**AIM:** Please list all lines of the material below in which the string "picture" occurs.

☆ ☆ ☆ ☆ ☆ ☆ ☆

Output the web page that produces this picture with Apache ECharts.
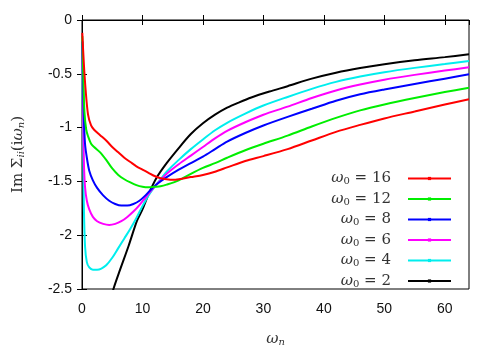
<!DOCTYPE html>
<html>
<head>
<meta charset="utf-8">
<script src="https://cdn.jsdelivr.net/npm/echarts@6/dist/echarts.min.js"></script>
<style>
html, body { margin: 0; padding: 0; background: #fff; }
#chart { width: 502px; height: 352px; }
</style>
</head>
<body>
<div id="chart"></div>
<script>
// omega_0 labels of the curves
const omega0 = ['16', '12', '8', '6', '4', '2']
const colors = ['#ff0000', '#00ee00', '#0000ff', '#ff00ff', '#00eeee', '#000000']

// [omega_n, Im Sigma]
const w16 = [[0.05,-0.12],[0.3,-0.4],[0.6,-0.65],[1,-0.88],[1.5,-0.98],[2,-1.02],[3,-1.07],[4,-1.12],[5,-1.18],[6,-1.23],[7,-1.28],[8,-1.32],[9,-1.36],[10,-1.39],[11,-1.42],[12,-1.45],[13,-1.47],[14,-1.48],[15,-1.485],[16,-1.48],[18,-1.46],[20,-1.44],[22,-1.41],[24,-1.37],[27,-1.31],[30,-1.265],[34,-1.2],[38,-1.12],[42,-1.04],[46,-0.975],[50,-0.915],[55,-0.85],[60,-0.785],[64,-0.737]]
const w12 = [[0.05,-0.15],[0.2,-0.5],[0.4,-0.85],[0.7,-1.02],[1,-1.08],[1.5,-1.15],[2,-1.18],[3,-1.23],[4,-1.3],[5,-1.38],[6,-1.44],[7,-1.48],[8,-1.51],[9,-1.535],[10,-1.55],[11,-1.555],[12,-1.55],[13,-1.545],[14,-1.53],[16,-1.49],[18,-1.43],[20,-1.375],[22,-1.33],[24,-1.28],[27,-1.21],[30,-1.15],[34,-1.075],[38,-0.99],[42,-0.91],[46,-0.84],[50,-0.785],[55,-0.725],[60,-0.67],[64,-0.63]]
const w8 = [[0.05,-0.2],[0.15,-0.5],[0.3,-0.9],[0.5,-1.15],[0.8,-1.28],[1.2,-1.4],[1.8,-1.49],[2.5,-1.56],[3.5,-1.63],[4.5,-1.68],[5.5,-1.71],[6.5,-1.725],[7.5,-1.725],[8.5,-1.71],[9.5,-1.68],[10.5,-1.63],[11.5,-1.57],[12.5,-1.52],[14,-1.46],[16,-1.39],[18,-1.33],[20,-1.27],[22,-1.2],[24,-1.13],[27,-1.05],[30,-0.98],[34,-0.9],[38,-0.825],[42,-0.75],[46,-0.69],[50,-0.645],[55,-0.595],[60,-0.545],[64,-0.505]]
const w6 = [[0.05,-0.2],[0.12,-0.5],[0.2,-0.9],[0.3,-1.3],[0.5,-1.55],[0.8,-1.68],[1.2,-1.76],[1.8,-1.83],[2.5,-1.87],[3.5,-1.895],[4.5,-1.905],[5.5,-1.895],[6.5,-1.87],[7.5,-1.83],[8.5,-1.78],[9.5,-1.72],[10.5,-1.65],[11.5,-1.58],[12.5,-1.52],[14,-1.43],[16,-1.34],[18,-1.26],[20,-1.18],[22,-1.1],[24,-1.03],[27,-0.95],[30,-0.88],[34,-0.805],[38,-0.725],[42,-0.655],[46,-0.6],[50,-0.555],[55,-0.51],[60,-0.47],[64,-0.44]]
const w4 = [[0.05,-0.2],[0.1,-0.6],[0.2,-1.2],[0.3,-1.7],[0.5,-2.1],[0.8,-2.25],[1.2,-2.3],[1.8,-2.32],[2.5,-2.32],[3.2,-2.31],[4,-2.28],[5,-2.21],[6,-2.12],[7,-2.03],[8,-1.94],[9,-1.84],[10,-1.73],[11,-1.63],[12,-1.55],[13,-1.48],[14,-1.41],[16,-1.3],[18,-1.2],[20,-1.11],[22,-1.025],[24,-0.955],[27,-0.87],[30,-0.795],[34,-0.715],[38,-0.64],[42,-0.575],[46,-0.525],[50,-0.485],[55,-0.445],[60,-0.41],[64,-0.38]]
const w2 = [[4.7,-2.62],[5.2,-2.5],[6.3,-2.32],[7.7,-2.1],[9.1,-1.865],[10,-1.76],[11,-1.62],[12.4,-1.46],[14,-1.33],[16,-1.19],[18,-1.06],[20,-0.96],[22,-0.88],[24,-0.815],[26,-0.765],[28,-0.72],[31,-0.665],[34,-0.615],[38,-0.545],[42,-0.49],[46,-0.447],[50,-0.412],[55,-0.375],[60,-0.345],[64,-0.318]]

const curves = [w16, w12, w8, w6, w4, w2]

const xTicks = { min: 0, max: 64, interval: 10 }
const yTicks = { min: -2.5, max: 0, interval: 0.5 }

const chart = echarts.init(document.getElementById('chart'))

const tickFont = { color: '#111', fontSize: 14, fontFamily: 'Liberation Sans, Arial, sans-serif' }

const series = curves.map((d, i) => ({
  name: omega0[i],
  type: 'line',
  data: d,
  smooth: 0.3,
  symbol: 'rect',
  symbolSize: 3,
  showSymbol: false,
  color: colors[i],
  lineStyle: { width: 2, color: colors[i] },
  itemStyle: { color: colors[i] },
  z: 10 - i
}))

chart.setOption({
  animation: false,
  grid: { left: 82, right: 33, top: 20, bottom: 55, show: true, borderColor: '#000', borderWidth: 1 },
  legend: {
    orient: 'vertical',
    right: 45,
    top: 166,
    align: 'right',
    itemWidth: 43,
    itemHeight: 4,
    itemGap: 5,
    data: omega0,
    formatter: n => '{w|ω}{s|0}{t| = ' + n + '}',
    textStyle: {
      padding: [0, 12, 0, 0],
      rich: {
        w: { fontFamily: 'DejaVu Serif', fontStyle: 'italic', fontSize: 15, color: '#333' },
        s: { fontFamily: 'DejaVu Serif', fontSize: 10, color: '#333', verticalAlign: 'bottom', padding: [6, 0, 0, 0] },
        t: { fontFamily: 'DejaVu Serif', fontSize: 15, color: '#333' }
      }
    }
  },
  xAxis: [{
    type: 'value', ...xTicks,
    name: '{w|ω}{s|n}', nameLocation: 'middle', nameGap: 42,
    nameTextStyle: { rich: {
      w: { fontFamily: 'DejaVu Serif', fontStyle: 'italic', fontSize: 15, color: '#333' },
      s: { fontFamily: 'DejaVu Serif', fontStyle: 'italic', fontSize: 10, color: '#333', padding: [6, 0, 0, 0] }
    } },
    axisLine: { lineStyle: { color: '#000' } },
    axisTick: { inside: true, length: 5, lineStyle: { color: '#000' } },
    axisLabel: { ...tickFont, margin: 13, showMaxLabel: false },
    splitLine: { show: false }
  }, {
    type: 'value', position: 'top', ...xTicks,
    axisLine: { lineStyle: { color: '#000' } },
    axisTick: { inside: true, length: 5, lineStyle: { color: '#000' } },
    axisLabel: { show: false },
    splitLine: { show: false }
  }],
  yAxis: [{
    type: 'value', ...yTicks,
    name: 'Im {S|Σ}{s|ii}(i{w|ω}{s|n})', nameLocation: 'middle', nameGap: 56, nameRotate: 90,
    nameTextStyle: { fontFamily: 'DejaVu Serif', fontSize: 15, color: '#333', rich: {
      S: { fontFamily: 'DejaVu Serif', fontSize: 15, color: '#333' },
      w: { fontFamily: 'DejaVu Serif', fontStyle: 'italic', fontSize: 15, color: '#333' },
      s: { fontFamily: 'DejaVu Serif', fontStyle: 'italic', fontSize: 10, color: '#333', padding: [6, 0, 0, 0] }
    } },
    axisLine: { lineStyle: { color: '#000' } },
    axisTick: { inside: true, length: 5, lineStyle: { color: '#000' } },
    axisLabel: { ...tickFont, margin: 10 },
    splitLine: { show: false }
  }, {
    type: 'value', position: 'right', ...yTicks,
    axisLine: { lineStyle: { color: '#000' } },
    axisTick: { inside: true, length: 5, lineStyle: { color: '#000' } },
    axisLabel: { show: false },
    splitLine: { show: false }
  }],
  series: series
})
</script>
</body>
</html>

☆ ☆ ☆ ☆ ☆ ☆ ☆

**EXERCISE RESPONSE:**
Output the web page that produces this picture with Apache ECharts.

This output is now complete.